Двойственное бытийствование философии как в стенах университетов, так и за их пределами привело к тому, что одним и тем же термином сегодня называют и «вечную» философию как свободный поиск истины с помощью разума, которую Лейбниц обозначал термином philosophia perennis (лат. «неиссякающая»), а Гегель называл «непреходящей», и университетскую (или «школярскую», по И. Канту) философию как учебную дисциплину, в чью задачу входит образовывать молодые умы. Субъектом и той, чей предмет составляют предельные основы бытия, и другой («философоведения») оказалось практически одно и то же профессиональное сообщество, перед которым встала дилемма «философия по поручению правительства — философия по поручению природы и человечества» [6, c. 106].
И это не случайно, так как существует фундаментальная трудность, связанная с необходимостью придания «вечной» философии такой формы, в которой она может стать «общим достоянием». Для этого ее необходимо наделить настолько ясным содержанием, чтобы его могли понять другие, составляющие массовую аудиторию.
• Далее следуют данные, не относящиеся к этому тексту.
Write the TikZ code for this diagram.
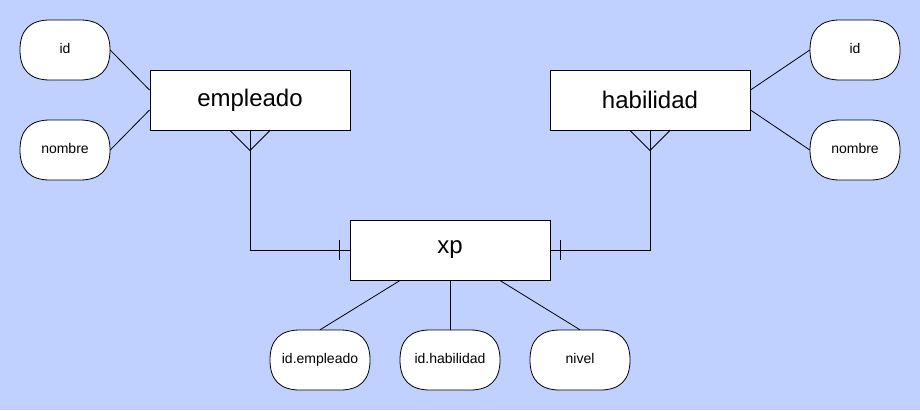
\documentclass[tikz,border=0pt]{standalone}
\usepackage{fontspec}
\setmainfont{Liberation Sans}
\definecolor{bgblue}{RGB}{192,208,255}
\newcommand\attrbg[3]{% center x, center y, half width
  \filldraw[draw=black, fill=white, line width=0.8pt]
    (#1-#3+30,#2-30) -- (#1+#3-30,#2-30)
    .. controls (#1+#3-10,#2-30) and (#1+#3,#2-20) .. (#1+#3,#2)
    .. controls (#1+#3,#2+20) and (#1+#3-10,#2+30) .. (#1+#3-30,#2+30)
    -- (#1-#3+30,#2+30)
    .. controls (#1-#3+10,#2+30) and (#1-#3,#2+20) .. (#1-#3,#2)
    .. controls (#1-#3,#2-20) and (#1-#3+10,#2-30) .. (#1-#3+30,#2-30) -- cycle;}
\tikzset{
  entity/.style={draw=black, fill=white, line width=1pt, minimum width=200pt, minimum height=60pt, inner sep=0pt, font=\fontsize{24}{28}\selectfont},
  attr/.style={inner sep=0pt, minimum width=90pt, minimum height=60pt, text height=12pt, text depth=6pt, font=\fontsize{14}{16}\selectfont},
  attrw/.style={attr, minimum width=100pt},
  link/.style={draw=black, line width=0.8pt},
  rel/.style={draw=black, line width=1pt}
}
\begin{document}
\begin{tikzpicture}[x=1pt, y=-1pt]
\fill[bgblue] (0,0) rectangle (920,410);
\useasboundingbox (0,0) rectangle (920,410);
\node[entity] (emp) at (250,100) {empleado};
\node[entity] (hab) at (650,100) {habilidad};
\node[entity] (xp) at (450,250) {xp};
\attrbg{65}{50}{45}
\attrbg{65}{150}{45}
\attrbg{855}{50}{45}
\attrbg{855}{150}{45}
\attrbg{320}{360}{50}
\attrbg{450}{360}{50}
\attrbg{580}{360}{50}
\node[attr] (idL) at (65,50) {id};
\node[attr] (nomL) at (65,150) {nombre};
\node[attr] (idR) at (855,50) {id};
\node[attr] (nomR) at (855,150) {nombre};
\node[attrw] (idE) at (320,360) {id.empleado};
\node[attrw] (idH) at (450,360) {id.habilidad};
\node[attrw] (niv) at (580,360) {nivel};
% attribute links
\draw[link] (idL.east) -- ([yshift=10pt]emp.west);
\draw[link] (nomL.east) -- ([yshift=-10pt]emp.west);
\draw[link] (idR.west) -- ([yshift=10pt]hab.east);
\draw[link] (nomR.west) -- ([yshift=-10pt]hab.east);
\draw[link] ([xshift=-50pt]xp.south) -- (idE.north);
\draw[link] (xp.south) -- (idH.north);
\draw[link] ([xshift=50pt]xp.south) -- (niv.north);
% relationships
\draw[rel] (emp.south) |- (xp.west);
\draw[rel] ([xshift=-20pt]emp.south) -- ([yshift=-20pt]emp.south) -- ([xshift=20pt]emp.south);
\draw[rel] ([xshift=-10pt,yshift=10pt]xp.west) -- ([xshift=-10pt,yshift=-10pt]xp.west);
\draw[rel] (hab.south) |- (xp.east);
\draw[rel] ([xshift=-20pt]hab.south) -- ([yshift=-20pt]hab.south) -- ([xshift=20pt]hab.south);
\draw[rel] ([xshift=10pt,yshift=10pt]xp.east) -- ([xshift=10pt,yshift=-10pt]xp.east);
\end{tikzpicture}
\end{document}
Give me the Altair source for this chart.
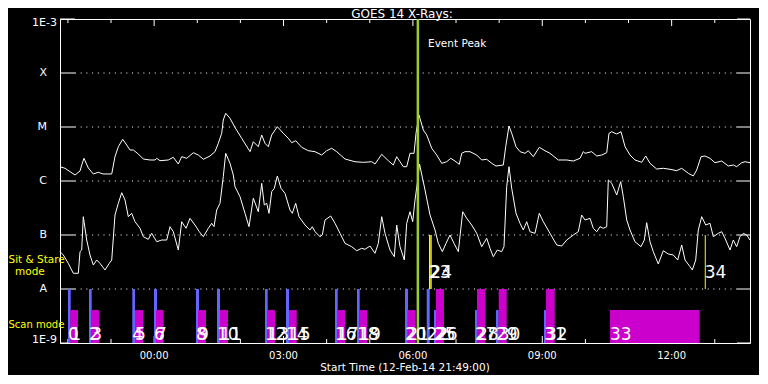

Но здесь возникает еще одна трудность: процесс преподавания предполагает наличие более или менее целостной системы знания, что в условиях сегодняшнего мейнстрима — плюралистического подхода — ставит множество практически неразрешимых вопросов. Ситуация усугубляется тем, что по поводу большинства «вечных проблем», обсуждаемых на протяжении длительной истории существования философии, строятся разные «возможные миры» философии, которые не всегда являются комплементарными, а достаточно часто и альтернативными.
На трудность преподавания философии в университете в свое время обращал внимание Гегель, читавший, как известно, некоторые разделы своего философского курса по Вольфу, отличавшемуся способностью к систематизации и схематизации. «Преподавание философии в университетах, как мне кажется, — подчеркивал Гегель, — должно вести к приобретению определенных знаний, а это возможно лишь тогда, когда оно пойдет определенным, методическим, включающим детали и упорядочивающим путем. Только в такой форме эта наука, как и всякая другая, становится доступной изучению» [1, c. 422].